Недавно я получил от Шагала толстый, очевидно, итоговый каталог с эффектной обложкой: «В честь Марка Шагала. Дар не маршанов, а Франции».
В каталоге 450 страниц! Я долго, внимательно рассматривал этот редкий увесистый каталог и подумал: «Ни Мане, ни Сезанн, ни Матисс, ни Пикассо не знали таких почестей».
Несколько слов о тематике второго периода. Часто повторяющиеся персонажи (слово это употребляю условно), нагие стилизованные женщины с рыбьими хвостами — витебские наяды! — козлы и телята с человеческими глазами, петухи с головой женщины, распятый на кресте Христос. Парочки влюбленных. Обязательно в обнимку. Убогий музыкант со скрипкой. И часто, как локальная деталь, кусочек Витебска или Парижа (Эйфелева башня). Многочисленные детали утомляют и вызывают желание на время закрыть каталог и отдохнуть от этой однообразной, утомительной фантастики.
Может ли Шагал, выставляя на выставках эти гротескные и фантастические работы, рассчитывать на то, что средний французский зритель их поймет и оценит?
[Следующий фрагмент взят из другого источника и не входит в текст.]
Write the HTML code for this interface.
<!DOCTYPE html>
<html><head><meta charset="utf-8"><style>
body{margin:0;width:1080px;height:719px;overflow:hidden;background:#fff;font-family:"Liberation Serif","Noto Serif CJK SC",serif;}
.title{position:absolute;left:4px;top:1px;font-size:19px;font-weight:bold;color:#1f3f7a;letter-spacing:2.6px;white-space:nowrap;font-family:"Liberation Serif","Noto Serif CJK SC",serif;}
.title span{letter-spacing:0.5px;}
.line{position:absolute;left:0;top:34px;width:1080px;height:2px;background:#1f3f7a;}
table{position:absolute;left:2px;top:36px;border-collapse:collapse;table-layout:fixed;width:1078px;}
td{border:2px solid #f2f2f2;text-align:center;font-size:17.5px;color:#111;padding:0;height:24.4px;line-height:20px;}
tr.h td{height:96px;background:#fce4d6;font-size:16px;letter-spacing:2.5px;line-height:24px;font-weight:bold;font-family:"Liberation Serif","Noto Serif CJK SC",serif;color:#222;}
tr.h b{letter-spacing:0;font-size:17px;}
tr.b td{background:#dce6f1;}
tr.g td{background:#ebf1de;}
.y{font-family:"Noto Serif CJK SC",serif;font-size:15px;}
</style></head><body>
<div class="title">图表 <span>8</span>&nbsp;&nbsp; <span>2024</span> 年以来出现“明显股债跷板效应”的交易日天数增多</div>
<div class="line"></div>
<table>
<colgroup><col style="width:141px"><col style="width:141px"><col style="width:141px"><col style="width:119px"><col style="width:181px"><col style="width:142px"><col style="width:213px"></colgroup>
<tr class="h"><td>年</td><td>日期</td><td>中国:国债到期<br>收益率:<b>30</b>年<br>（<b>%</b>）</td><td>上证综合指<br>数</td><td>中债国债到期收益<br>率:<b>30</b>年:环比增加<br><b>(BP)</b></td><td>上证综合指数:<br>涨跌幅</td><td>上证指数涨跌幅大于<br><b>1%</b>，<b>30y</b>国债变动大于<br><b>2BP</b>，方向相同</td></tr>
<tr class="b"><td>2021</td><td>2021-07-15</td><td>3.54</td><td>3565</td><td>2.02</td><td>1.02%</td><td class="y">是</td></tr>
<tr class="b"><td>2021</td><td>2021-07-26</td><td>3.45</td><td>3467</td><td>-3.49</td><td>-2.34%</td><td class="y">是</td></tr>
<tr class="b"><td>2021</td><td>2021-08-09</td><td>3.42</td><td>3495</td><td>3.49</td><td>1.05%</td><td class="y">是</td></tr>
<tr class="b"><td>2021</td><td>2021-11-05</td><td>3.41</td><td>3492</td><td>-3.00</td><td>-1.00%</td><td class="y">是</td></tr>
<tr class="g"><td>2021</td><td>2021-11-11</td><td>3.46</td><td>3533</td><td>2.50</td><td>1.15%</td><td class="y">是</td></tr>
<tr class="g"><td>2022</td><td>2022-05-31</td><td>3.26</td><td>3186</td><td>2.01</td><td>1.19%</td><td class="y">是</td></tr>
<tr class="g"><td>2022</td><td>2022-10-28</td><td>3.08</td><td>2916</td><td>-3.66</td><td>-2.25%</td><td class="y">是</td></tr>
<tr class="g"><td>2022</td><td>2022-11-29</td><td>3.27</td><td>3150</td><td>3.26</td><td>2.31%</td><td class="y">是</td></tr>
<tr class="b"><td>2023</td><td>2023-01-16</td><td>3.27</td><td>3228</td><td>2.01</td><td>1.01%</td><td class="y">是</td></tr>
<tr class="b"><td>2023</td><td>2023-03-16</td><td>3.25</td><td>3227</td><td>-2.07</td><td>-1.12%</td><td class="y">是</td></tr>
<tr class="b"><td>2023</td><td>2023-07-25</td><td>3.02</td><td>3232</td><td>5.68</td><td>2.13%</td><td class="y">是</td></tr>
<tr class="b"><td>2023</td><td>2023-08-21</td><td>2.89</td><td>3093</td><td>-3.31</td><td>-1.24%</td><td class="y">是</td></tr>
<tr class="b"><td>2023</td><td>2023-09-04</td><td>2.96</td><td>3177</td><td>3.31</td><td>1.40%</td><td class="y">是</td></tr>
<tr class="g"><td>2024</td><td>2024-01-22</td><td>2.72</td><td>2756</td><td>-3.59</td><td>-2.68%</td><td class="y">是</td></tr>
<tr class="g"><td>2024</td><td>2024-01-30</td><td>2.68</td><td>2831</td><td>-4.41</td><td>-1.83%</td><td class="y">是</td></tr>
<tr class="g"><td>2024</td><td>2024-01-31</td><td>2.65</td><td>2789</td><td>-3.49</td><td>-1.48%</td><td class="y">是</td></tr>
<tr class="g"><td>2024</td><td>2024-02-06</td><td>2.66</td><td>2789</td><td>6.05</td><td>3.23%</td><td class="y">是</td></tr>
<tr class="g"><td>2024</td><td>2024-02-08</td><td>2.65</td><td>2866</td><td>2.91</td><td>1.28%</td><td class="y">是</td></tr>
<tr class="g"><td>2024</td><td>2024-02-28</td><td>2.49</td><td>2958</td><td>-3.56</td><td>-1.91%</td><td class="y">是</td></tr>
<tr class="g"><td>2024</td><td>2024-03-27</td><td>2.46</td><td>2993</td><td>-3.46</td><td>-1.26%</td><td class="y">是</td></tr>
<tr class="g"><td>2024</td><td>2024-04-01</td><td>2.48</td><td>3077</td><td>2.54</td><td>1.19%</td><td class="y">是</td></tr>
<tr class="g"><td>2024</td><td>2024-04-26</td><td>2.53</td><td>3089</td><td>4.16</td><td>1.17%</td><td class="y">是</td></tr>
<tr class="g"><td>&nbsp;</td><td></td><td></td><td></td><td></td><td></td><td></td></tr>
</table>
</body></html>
Думаю, что нет.
Конечно, в Париже всегда были и будут любители ультраострой, мало доходчивой живописи, но не для них, надо думать, картины писали великие мастера Делакруа, Курбе, Мане, Сезанн, Ренуар и Боннар.
Все виды изобразительного искусства были близки Шагалу. Его масло, гуашь, акварели, рисунки, офорты свидетельствуют о большом многогранном мастерстве.
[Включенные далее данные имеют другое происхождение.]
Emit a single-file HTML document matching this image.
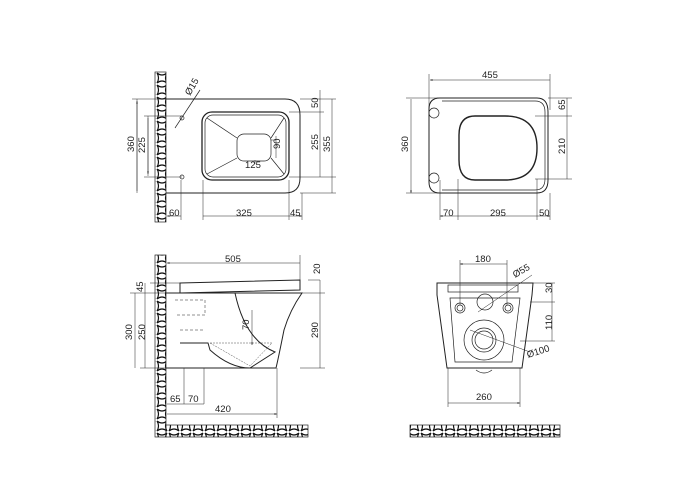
<!DOCTYPE html>
<html><head><meta charset="utf-8"><style>
html,body{margin:0;padding:0;background:#fff}
svg{display:block}
text{font-family:"Liberation Sans",sans-serif;font-size:9.5px;fill:#222}
</style></head><body>
<svg width="700" height="500" viewBox="0 0 700 500" xmlns="http://www.w3.org/2000/svg">
<defs>
<pattern id="st" width="12" height="12" patternUnits="userSpaceOnUse">
<rect width="12" height="12" fill="#fff"/>
<path d="M1 1 Q6 5 11 1 M1 11 Q6 7 11 11 M1 1 Q4 6 1 11 M11 1 Q8 6 11 11" stroke="#111" stroke-width="1.2" fill="none"/>
</pattern>
<marker id="a" viewBox="0 0 6 6" refX="6" refY="3" markerWidth="5" markerHeight="5" orient="auto-start-reverse"><path d="M0 1L6 3L0 5z" fill="#222"/></marker>
</defs>
<g stroke="#222" fill="none" stroke-width="0.7">
<!-- TOP LEFT -->
<rect x="155" y="72" width="11" height="150" fill="url(#st)" stroke="#222"/>
<path d="M166 99 H285 Q300 99 300 115 V178 Q300 193 285 193 H166" stroke-width="1"/>
<rect x="202" y="112" width="87" height="68" rx="10" stroke-width="1.3"/>
<rect x="205" y="115" width="81" height="62" rx="8"/>
<rect x="237" y="134" width="34" height="27" rx="7"/>
<path d="M207 118 L237 138 M284 118 L271 138 M207 174 L237 158 M284 174 L271 158"/>
<circle cx="182" cy="118" r="2" /><circle cx="182" cy="177" r="2"/>
<path d="M175 128 L200 90"/>
<path d="M137 99 V193 M148 116 V176 M132 99 H166 M144 116 H182 M144 177 H182" stroke-width="0.5"/>
<path d="M137 101 V191 M148 118 V174" marker-start="url(#a)" marker-end="url(#a)" stroke-width="0.5"/>
<path d="M300 99 H336 M289 112 H324 M289 177 H336 M300 193 H336 M320 90 V177 M332 99 V193" stroke-width="0.5"/>
<path d="M167 216 H181 M203 216 H289 M289 216 H302" marker-start="url(#a)" marker-end="url(#a)" stroke-width="0.5"/>
<path d="M181 180 V220 M203 180 V220 M289 180 V220 M302 193 V220" stroke-width="0.5"/>
<path d="M255 160 V164 M271 140 H276 M276 136 V158" stroke-width="0.5"/>
<!-- TOP RIGHT -->
<path d="M440 98 H537 Q548 98 548 112 V180 Q548 193 537 193 H440 Q429 193 429 182 V109 Q429 98 440 98Z" stroke-width="1"/>
<path d="M442 101 H535 Q545 101 545 112 V179 Q545 190 535 190 H442"/>
<path d="M475 116 Q459 116 459 135 V160 Q459 180 475 180 H505 Q537 180 537 148 Q537 116 505 116Z" stroke-width="1.4"/>
<circle cx="434" cy="113" r="5"/><circle cx="434" cy="178" r="5"/>
<path d="M430 80 H550 M411 99 V193" marker-start="url(#a)" marker-end="url(#a)" stroke-width="0.5"/>
<path d="M429 74 V110 M550 74 V110 M406 98 H440 M406 193 H440 M548 98 H572 M535 116 H572 M535 179 H572 M567 98 V179" stroke-width="0.5"/>
<path d="M440 216 H458 M458 216 H537 M537 216 H550" marker-start="url(#a)" marker-end="url(#a)" stroke-width="0.5"/>
<path d="M440 180 V220 M458 179 V220 M537 179 V220 M550 193 V220" stroke-width="0.5"/>
<!-- BOTTOM LEFT -->
<rect x="155" y="255" width="11" height="182" fill="url(#st)"/>
<rect x="166" y="425" width="142" height="12" fill="url(#st)"/>
<path d="M180 283 L300 280 L300 290 L180 293 Z" stroke-width="1"/>
<path d="M166 293 H302 Q290 310 284 330 Q278 360 276 368 H166" stroke-width="1"/>
<path d="M235 293 Q245 340 275 352 L250 368 Q230 368 210 350 L208 343 H180" stroke-width="1"/>
<path d="M210 343 H272 L250 366 Z" stroke-dasharray="2 1" stroke-width="0.4"/>
<path d="M175 300 H205 V315 H175 M180 330 H205" stroke-dasharray="3 2" stroke-width="0.5"/>
<path d="M167 263 H300 M167 414 H277" marker-start="url(#a)" marker-end="url(#a)" stroke-width="0.5"/>
<path d="M300 255 V290 M277 368 V418 M150 283 H180 M130 293 H166 M140 368 H166 M308 280 H320 M300 293 H325 M300 368 H325 M320 280 V368 M145 283 V368 M135 293 V368" stroke-width="0.5"/>
<path d="M252 310 V345" marker-end="url(#a)" stroke-width="0.5"/>
<path d="M184 368 V404 M204 368 V404 M167 404 H204" stroke-width="0.5"/>
<!-- BOTTOM RIGHT -->
<path d="M437 283 H533 L532 295 L522 368 H447 L437 295 Z" stroke-width="1"/>
<path d="M450 298 H520 L512 362 H455 Z"/>
<rect x="448" y="285" width="70" height="7"/>
<circle cx="485" cy="302" r="8"/>
<circle cx="460" cy="308" r="5"/><circle cx="460" cy="308" r="3"/>
<circle cx="508" cy="308" r="5"/><circle cx="508" cy="308" r="3"/>
<circle cx="484" cy="340" r="20"/><circle cx="484" cy="340" r="12"/><circle cx="484" cy="340" r="9"/>
<path d="M476 370 Q484 376 492 370"/>
<path d="M460 264 H507 M448 403 H520" marker-start="url(#a)" marker-end="url(#a)" stroke-width="0.5"/>
<path d="M460 260 V305 M507 260 V305 M448 368 V407 M520 368 V407 M533 283 H555 M530 302 H555 M520 341 H555 M552 283 V341 M470 330 L530 352 M478 312 L532 275" stroke-width="0.5"/>
<rect x="410" y="425" width="150" height="12" fill="url(#st)"/>
</g>
<g>
<text x="190" y="96" transform="rotate(-60 190 96)">Ø15</text>
<text x="134" y="152" transform="rotate(-90 134 152)">360</text>
<text x="145" y="153" transform="rotate(-90 145 153)">225</text>
<text x="318" y="108" transform="rotate(-90 318 108)">50</text>
<text x="318" y="150" transform="rotate(-90 318 150)">255</text>
<text x="330" y="152" transform="rotate(-90 330 152)">355</text>
<text x="280" y="149" transform="rotate(-90 280 149)">90</text>
<text x="245" y="168">125</text>
<text x="169" y="216">60</text>
<text x="236" y="216">325</text>
<text x="290" y="216">45</text>
<text x="482" y="78">455</text>
<text x="408" y="152" transform="rotate(-90 408 152)">360</text>
<text x="565" y="110" transform="rotate(-90 565 110)">65</text>
<text x="565" y="154" transform="rotate(-90 565 154)">210</text>
<text x="443" y="216">70</text>
<text x="490" y="216">295</text>
<text x="539" y="216">50</text>
<text x="225" y="262">505</text>
<text x="320" y="274" transform="rotate(-90 320 274)">20</text>
<text x="143" y="292" transform="rotate(-90 143 292)">45</text>
<text x="132" y="340" transform="rotate(-90 132 340)">300</text>
<text x="145" y="340" transform="rotate(-90 145 340)">250</text>
<text x="249" y="330" transform="rotate(-90 249 330)">70</text>
<text x="318" y="338" transform="rotate(-90 318 338)">290</text>
<text x="170" y="402">65</text>
<text x="188" y="402">70</text>
<text x="215" y="412">420</text>
<text x="475" y="262">180</text>
<text x="515" y="278" transform="rotate(-30 515 278)">Ø55</text>
<text x="552" y="293" transform="rotate(-90 552 293)">30</text>
<text x="552" y="330" transform="rotate(-90 552 330)">110</text>
<text x="528" y="358" transform="rotate(-18 528 358)">Ø100</text>
<text x="476" y="400">260</text>
</g>
</svg>
</body></html>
Мы, его друзья, удивлялись, откуда у приехавшего из Витебска такие знания, такой вкус? Мы начали к нему присматриваться, анализировать его работы. И только одно поняли — перед нами большой самородок, оригинальный, светящийся всеми цветами спектра талант, почувствовали, что этот скромный на вид провинциал, с неисчерпаемой способностью трудиться и с редчайшей волей творческой жизни, рано или поздно овладеет Парижем.
Даже его недруги (у каждого парижского оригинального художника имеются недруги) должны были признать талантливое творчество Шагала, и, наконец, сам Париж, весьма скупой на раздачу славы среди своих художников, требующий от них долголетних трудов и страданий, признал в Шагале художника с удивительной, покоряющей индивидуальностью. Париж стал другом Шагала. Художники начали называть витеблянина «баловнем судьбы».
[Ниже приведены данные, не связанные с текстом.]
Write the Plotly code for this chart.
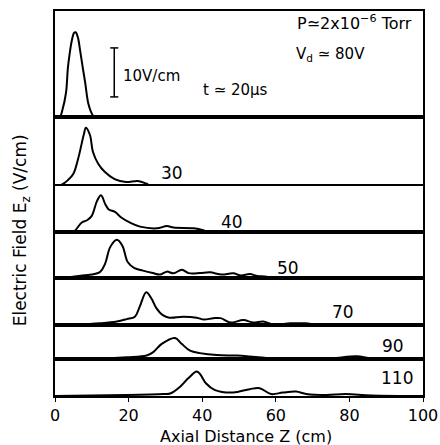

Несколько лет тому назад я получил от Шагала новогоднюю открытку. На ней была изображена башня Эйфеля, органически слитая с уголком старого Витебска. Открытка мне понравилась. Глядя на нее, я подумал: «В ней весь Шагал со всем его духом и характерными творческими приемами».
На одной стороне — неувядаемый символ юности — ранний, романтический Витебск. Город, где Шагал впервые познакомился с простыми людьми, приходившими в знакомую парикмахерскую постричься и поделиться горем и радостями, город, где он узнал волновавшие его тайны искусства, где он почувствовал и понял поэзию простого пейзажа с низкими заборами и высоким небом. И, наконец, город, где он впервые встретил понравившуюся ему девушку, полюбил ее и женился на ней…
На другой стороне открытки — символ Парижа. Города, где он провел полвека, где он вырос, расцвел и получил мировую известность. Города, где он учился живописи у великих художников — Эдуарда Мане, Анри Матисса и Пьера Боннара.
Открытка еще показала Шагала как художника, который никогда не порывал связи с Родиной и молодостью.